1回目の上映だったのでシネスイッチ銀座に向かう。今年の東京国際映画祭の特徴として、会場が六本木から日比谷・銀座エリアに変わった点が挙げられるのだけど、六本木のあの華やかな雰囲気が好きだった自分としては少し寂しくも感じる。果たして来年はどうなるのか。

そんな気持ちで10分前に劇場に到着すると、外まで長蛇の列。これまでと場所が違う分、運営側も大変なのかもしれない…何はともあれ無事着席でき『洞窟』鑑賞してきました。

洞窟ポスター画像 (1)

物語の舞台は1961年、学者グループがカラブリアの前人未到の洞窟(深さ687メートル、当時世界第3位の深さということらしい)に到達した記録を基に、自由に撮られている。

疑似ドキュメンタリーという情報を聞いていたが、俯瞰して撮られたショットが多数で登場人物の台詞は一切なし。『観察映画』といって良いのではないだろうか。登場人物への感情移入を排している代わりに観るべきは美しい映像の数々。大自然はもちろん、洞窟内での撮影は本当どう撮ったのか、想像しただけでも苦労が伺える(ちなみに調べたら撮影風景らしい写真を発見したけど、写真だけでも足がすくむ)

洞窟③ (1)

感情移入をさせないということに加え物語自体も淡々と遠巻きに撮影しているため、確実に観る人を選ぶ作品ではある(仕事の疲れ&前日の寝不足もあって、実は筆者も何度か寝落ちしかけてしまった)ただ、この作品、学者グループの探検の様子を淡々と映すだけでなく、もう一人主人公がいる。

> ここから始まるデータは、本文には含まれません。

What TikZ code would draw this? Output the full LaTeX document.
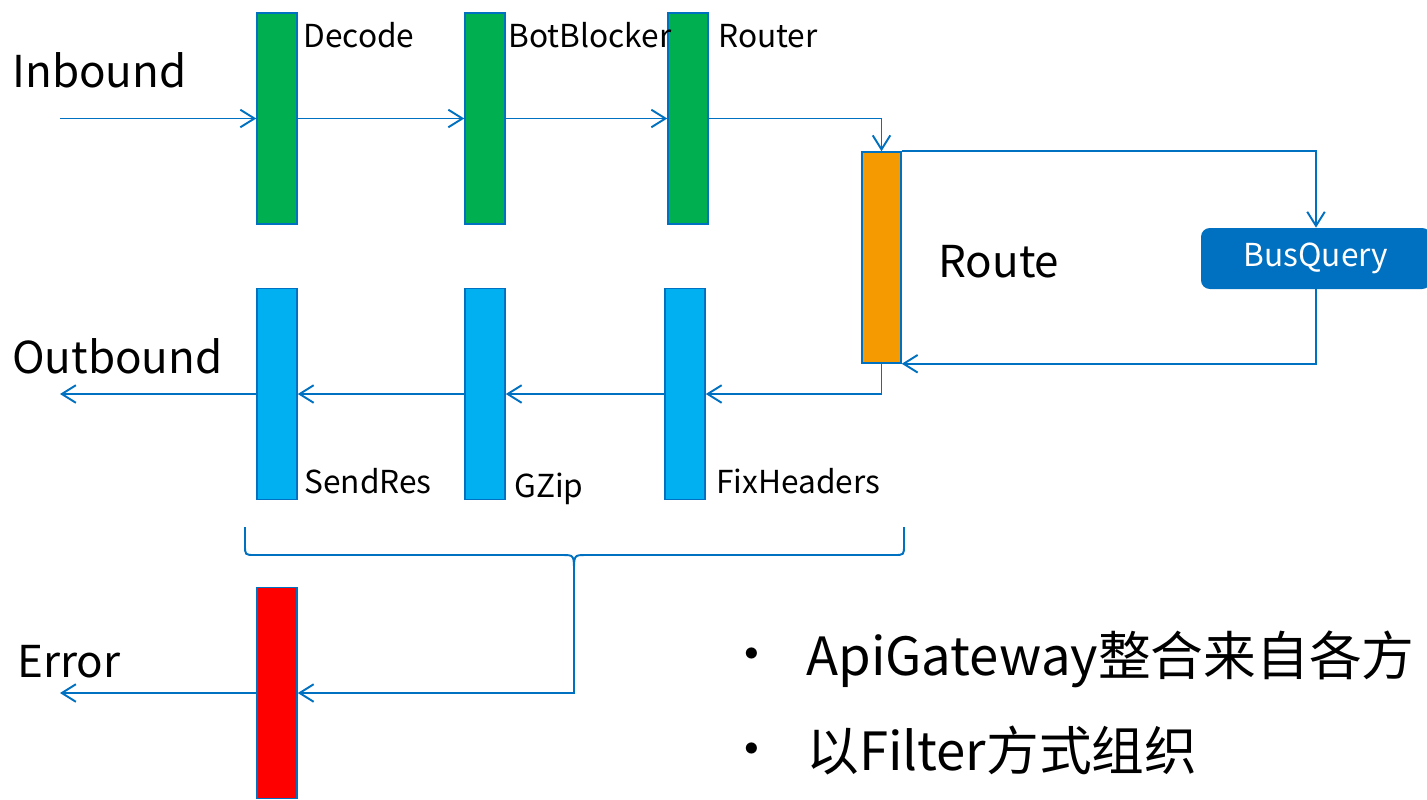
\documentclass[tikz,border=0pt]{standalone}
\usepackage{fontspec}
\setmainfont{Noto Sans CJK SC}
\usetikzlibrary{arrows.meta}
\definecolor{linkblue}{HTML}{0070C0}
\definecolor{inbar}{HTML}{00B050}
\definecolor{outbar}{HTML}{00B0F0}
\definecolor{routebar}{HTML}{F59A00}
\definecolor{errbar}{HTML}{FF0000}
\tikzset{
  filterbar/.style={draw=linkblue, line width=.9pt, minimum width=.8cm, minimum height=4.22cm, inner sep=0pt},
  link/.style={linkblue, line width=1.1pt, -{Straight Barb[length=8pt,width=10pt]}},
  tag/.style={anchor=base west, inner sep=0pt, font=\fontsize{18}{21}\selectfont},
  title/.style={anchor=base west, inner sep=0pt, font=\fontsize{25}{30}\selectfont},
  point/.style={anchor=base west, inner sep=0pt, font=\fontsize{30}{36}\selectfont},
}
\begin{document}
\begin{tikzpicture}[x=.02cm,y=-.02cm]
\useasboundingbox (0,0) rectangle (1427,799);
\node [filterbar, fill=inbar] (decode) at (277,118.5) {};
\node [filterbar, fill=inbar] (botblocker) at (485,118.5) {};
\node [filterbar, fill=inbar] (router) at (688,118.5) {};
\node [filterbar, fill=routebar, minimum width=.78cm] (route) at (881.5,257.5) {};
\node [fill=linkblue, text=white, rounded corners=5pt, minimum width=4.6cm, minimum height=1.22cm, font=\fontsize{18}{21}\selectfont] (busquery) at (1316,258.5) {BusQuery};
\node [filterbar, fill=outbar] (sendres) at (277,394) {};
\node [filterbar, fill=outbar] (gzip) at (485,394) {};
\node [filterbar, fill=outbar] (fixheaders) at (685,394) {};
\node [filterbar, fill=errbar] (error) at (277,693) {};

\node [tag] at (303,47) {Decode};
\node [tag] at (508,47) {BotBlocker};
\node [tag] at (718,47) {Router};
\node [tag] at (304,493) {SendRes};
\node [tag] at (514,497) {GZip};
\node [tag] at (716,493) {FixHeaders};
\node [title] at (938,277) {Route};
\node [title] at (12,87) {Inbound};
\node [title] at (12,373) {Outbound};
\node [title] at (17,677) {Error};

\coordinate (inbound) at (60,118.5);
\coordinate (outbound) at (60,394);
\coordinate (errout) at (60,693);
\draw [link] (inbound) -- (decode.west);
\draw [link] (decode.east) -- (botblocker.west);
\draw [link] (botblocker.east) -- (router.west);
\draw [link] (router.east) -| (route.north);
\draw [link] (route.north east) -| (busquery.north);
\draw [link] (busquery.south) |- (route.south east);
\draw [link] (route.south) |- (fixheaders.east);
\draw [link] (fixheaders.west) -- (gzip.east);
\draw [link] (gzip.west) -- (sendres.east);
\draw [link] (sendres.west) -- (outbound);

\coordinate (bl) at (245,527);
\coordinate (br) at (904,527);
\coordinate (bm) at (574,572);
\draw [linkblue, line width=1.1pt] (bl) -- (245,545) .. controls (245,555) .. (255,555) -- (562,555) .. controls (574,555) .. (bm);
\draw [linkblue, line width=1.1pt] (br) -- (904,545) .. controls (904,555) .. (894,555) -- (586,555) .. controls (574,555) .. (bm);
\draw [link] (bm) |- (error.east);
\draw [link] (error.west) -- (errout);

\node [font=\fontsize{30}{36}\selectfont, inner sep=0pt] (dot1) at (752,661) {•};
\node [font=\fontsize{30}{36}\selectfont, inner sep=0pt] (dot2) at (752,756) {•};
\node [point] at (806,675) {ApiGateway整合来自各方};
\node [point] at (806,770) {以Filter方式组织};
\end{tikzpicture}
\end{document}
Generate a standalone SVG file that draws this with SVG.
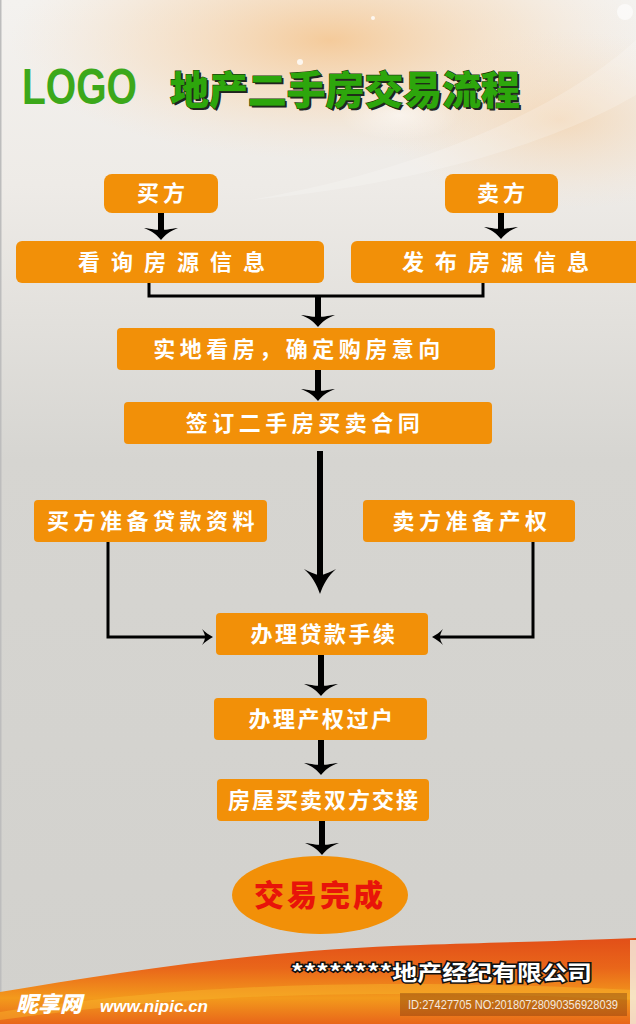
<svg xmlns="http://www.w3.org/2000/svg" width="636" height="1024" viewBox="0 0 636 1024">
<defs>
  <linearGradient id="bgv" x1="0" y1="0" x2="0" y2="1">
    <stop offset="0" stop-color="#f4f2ef"/>
    <stop offset="0.18" stop-color="#eeebe7"/>
    <stop offset="0.45" stop-color="#d6d5d1"/>
    <stop offset="1" stop-color="#d2d1cd"/>
  </linearGradient>
  <radialGradient id="peach" cx="0.5" cy="0.5" r="0.5">
    <stop offset="0" stop-color="#f5c48c" stop-opacity="0.85"/>
    <stop offset="0.6" stop-color="#f7d6b0" stop-opacity="0.4"/>
    <stop offset="1" stop-color="#f7e0c8" stop-opacity="0"/>
  </radialGradient>
  <radialGradient id="glow" cx="0.5" cy="0.5" r="0.5">
    <stop offset="0" stop-color="#ffffff" stop-opacity="0.9"/>
    <stop offset="1" stop-color="#ffffff" stop-opacity="0"/>
  </radialGradient>
  <linearGradient id="wave" x1="0" y1="0" x2="0" y2="1">
    <stop offset="0" stop-color="#e24f18"/>
    <stop offset="0.35" stop-color="#e9661a"/>
    <stop offset="0.7" stop-color="#f39a1c"/>
    <stop offset="1" stop-color="#e8661a"/>
  </linearGradient>
  <path id="ah" d="M0,0 C-4,-5 -9,-9 -17,-12 C-9,-11 -4,-10 0,-10 C4,-10 9,-11 17,-12 C9,-9 4,-5 0,0Z"/>
  <path id="ahs" d="M0,0 C-3,-9 -8,-18 -16,-25 C-8,-21 -3,-19 0,-19 C3,-19 8,-21 16,-25 C8,-18 3,-9 0,0Z"/>
  <path id="ahm" d="M0,0 C-2,-4 -5,-8 -8,-11 C-5,-9 -2,-8 0,-8 C2,-8 5,-9 8,-11 C5,-8 2,-4 0,0Z"/>
  <style>
    .box{fill:#f29008;}
    .bt{font-family:"Noto Sans CJK SC",sans-serif;font-weight:700;font-size:22px;fill:#ffffff;text-anchor:middle;}
    .stem{stroke:#000;stroke-width:6;fill:none;}
    .ln{stroke:#000;stroke-width:3;fill:none;}
    .hd{fill:#000;}
  </style>
</defs>

<!-- background -->
<rect x="0" y="0" width="636" height="1024" fill="url(#bgv)"/>
<ellipse cx="330" cy="40" rx="320" ry="120" fill="url(#peach)"/>
<ellipse cx="560" cy="120" rx="180" ry="90" fill="url(#peach)" opacity="0.6"/>
<path d="M636,40 C560,110 420,170 250,200 C420,185 560,140 636,95 Z" fill="#ffffff" opacity="0.2"/>
<ellipse cx="400" cy="115" rx="60" ry="25" fill="url(#glow)" opacity="0.6"/>
<circle cx="300" cy="62" r="3" fill="#ffffff" opacity="0.8"/>
<circle cx="373" cy="18" r="2" fill="#ffffff" opacity="0.8"/>
<circle cx="625" cy="12" r="8" fill="#ffffff" opacity="0.6"/>
<rect x="0" y="0" width="1.5" height="1024" fill="#bdbdbd"/>

<!-- bottom wave -->
<path d="M0,992 C120,972 260,950 420,945 C520,942 590,940 636,938 L636,1024 L0,1024 Z" fill="url(#wave)"/>
<path d="M0,1012 C150,990 320,975 636,990 L636,1000 C320,985 150,1000 0,1020 Z" fill="#f7b12a" opacity="0.5"/>
<rect x="630" y="940" width="6" height="84" fill="#f6f2ea" opacity="0.8"/>

<!-- title -->
<g id="title">
  <text x="22" y="104" font-family="Liberation Sans, Arial, sans-serif" font-weight="700" font-size="50" fill="#3ca81a" textLength="115" lengthAdjust="spacingAndGlyphs">LOGO</text>
  <text x="172" y="106" font-family="Noto Sans CJK SC, sans-serif" font-weight="900" font-size="39" fill="#222" textLength="350" lengthAdjust="spacingAndGlyphs">地产二手房交易流程</text>
  <text x="170" y="104" font-family="Noto Sans CJK SC, sans-serif" font-weight="900" font-size="39" fill="#2da60c" stroke="#1d3a10" stroke-width="1.2" paint-order="stroke" textLength="350" lengthAdjust="spacingAndGlyphs">地产二手房交易流程</text>
</g>

<!-- connectors -->
<g id="connectors">
  <line class="stem" x1="161" y1="213" x2="161" y2="232"/>
  <use href="#ah" class="hd" x="161" y="240"/>
  <line class="stem" x1="501" y1="213" x2="501" y2="232"/>
  <use href="#ah" class="hd" x="501" y="239"/>
  <polyline class="ln" points="149,283 149,296 483,296 483,283"/>
  <line class="stem" x1="318" y1="296" x2="318" y2="320"/>
  <use href="#ah" class="hd" x="318" y="327"/>
  <line class="stem" x1="318" y1="370" x2="318" y2="394"/>
  <use href="#ah" class="hd" x="318" y="401"/>
  <line class="stem" x1="320" y1="451" x2="320" y2="580"/>
  <use href="#ahs" class="hd" x="320" y="594"/>
  <polyline class="ln" points="108,542 108,637 205,637"/>
  <use href="#ahm" class="hd" transform="translate(213,637) rotate(-90)"/>
  <polyline class="ln" points="533,542 533,637 440,637"/>
  <use href="#ahm" class="hd" transform="translate(432,637) rotate(90)"/>
  <line class="stem" x1="321" y1="655" x2="321" y2="688"/>
  <use href="#ah" class="hd" x="321" y="696"/>
  <line class="stem" x1="321" y1="740" x2="321" y2="768"/>
  <use href="#ah" class="hd" x="321" y="775"/>
  <line class="stem" x1="322" y1="821" x2="322" y2="848"/>
  <use href="#ah" class="hd" x="322" y="855"/>
</g>

<!-- nodes -->
<g id="n-buyer">
  <rect class="box" x="104" y="174" width="114" height="39" rx="8"/>
  <text class="bt" x="163" y="201" letter-spacing="4">买方</text>
</g>
<g id="n-seller">
  <rect class="box" x="445" y="174" width="113" height="39" rx="8"/>
  <text class="bt" x="503" y="201" letter-spacing="4">卖方</text>
</g>
<g id="n-view">
  <rect class="box" x="16" y="241" width="308" height="42" rx="6"/>
  <text class="bt" x="177" y="270" letter-spacing="11">看询房源信息</text>
</g>
<g id="n-publish">
  <rect class="box" x="351" y="241" width="290" height="42" rx="6"/>
  <text class="bt" x="501" y="270" letter-spacing="11">发布房源信息</text>
</g>
<g id="n-visit">
  <rect class="box" x="117" y="328" width="378" height="42" rx="4"/>
  <text class="bt" x="299" y="357" letter-spacing="4.5">实地看房，确定购房意向</text>
</g>
<g id="n-contract">
  <rect class="box" x="124" y="402" width="368" height="42" rx="4"/>
  <text class="bt" x="305" y="431" letter-spacing="4.5">签订二手房买卖合同</text>
</g>
<g id="n-loanprep">
  <rect class="box" x="34" y="500" width="233" height="42" rx="4"/>
  <text class="bt" x="153" y="529" letter-spacing="4.5">买方准备贷款资料</text>
</g>
<g id="n-propprep">
  <rect class="box" x="363" y="500" width="212" height="42" rx="4"/>
  <text class="bt" x="472" y="529" letter-spacing="4.5">卖方准备产权</text>
</g>
<g id="n-loan">
  <rect class="box" x="216" y="613" width="212" height="42" rx="4"/>
  <text class="bt" x="324" y="642" letter-spacing="2.5">办理贷款手续</text>
</g>
<g id="n-transfer">
  <rect class="box" x="214" y="698" width="213" height="42" rx="4"/>
  <text class="bt" x="322" y="727" letter-spacing="2.5">办理产权过户</text>
</g>
<g id="n-handover">
  <rect class="box" x="217" y="779" width="212" height="42" rx="4"/>
  <text class="bt" x="324" y="808" letter-spacing="2">房屋买卖双方交接</text>
</g>
<g id="n-done">
  <ellipse cx="320" cy="895" rx="88" ry="39" fill="#f29008"/>
  <text x="320" y="906" font-family="Noto Sans CJK SC, sans-serif" font-weight="900" font-size="30" fill="#e8140a" text-anchor="middle" letter-spacing="3">交易完成</text>
</g>

<!-- footer -->
<g id="footer">
  <text x="291" y="980" font-family="Noto Sans CJK SC, sans-serif" font-weight="700" font-size="21" fill="#ffffff" stroke="#111" stroke-width="3" paint-order="stroke" textLength="301" lengthAdjust="spacingAndGlyphs">********地产经纪有限公司</text>
  <text x="16" y="1012" font-family="Noto Sans CJK SC, sans-serif" font-weight="900" font-style="italic" font-size="22" fill="#ffffff">昵享网</text>
  <text x="100" y="1012" font-family="Liberation Sans, Arial, sans-serif" font-weight="700" font-style="italic" font-size="17" fill="#ffffff">www.nipic.cn</text>
  <rect x="400" y="993" width="227" height="23" fill="#6a2a08" opacity="0.35"/>
  <text x="408" y="1009" font-family="Liberation Sans, Arial, sans-serif" font-size="12" fill="#ffffff" opacity="0.85" textLength="210" lengthAdjust="spacingAndGlyphs">ID:27427705 NO:20180728090356928039</text>
</g>
</svg>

それが洞窟付近の山に住んでいる村の老人。映画は学者グループの様子とこの老人の様子を交互に移していくのだが、この二つが対比となっているのが面白いし、作品に拡がりが生まれている。

※ここからは具体的な内容に触れる為、鑑賞予定の方はネタバレに気を付けて下さい。

映画の流れとして、学者グループが洞窟に立ち入った時点で、老人は寝たきりの状態になる(原因は明かされてないが、発見時の様子から足を滑らせたのではないだろうか)そして、学者グループが最深部に到達した時点で、老人は息を引き取るのだ。

この対比には色んな解釈があるだろうが、筆者は自然への畏怖、自然の持つ神秘性の終わりを象徴してるのではないだろうかと思う。学者グループを見つめる老人の眼差しも決して歓迎しているような雰囲気ではなかった。人類によって自然が淘汰され、自然が持っていた神秘性が崩れた、そう考えると学者グループは近代化の象徴とも思えるのだ。

どこからか老人の声が風に乗って聞こえる最後の場面が、まるで童話か昔話のようで幻想的で心に残る。オープニングの洞窟内からの空が明けていく場面にも引き込まれたが、ラストの霧に包まれて終わる場面も素晴らしかった。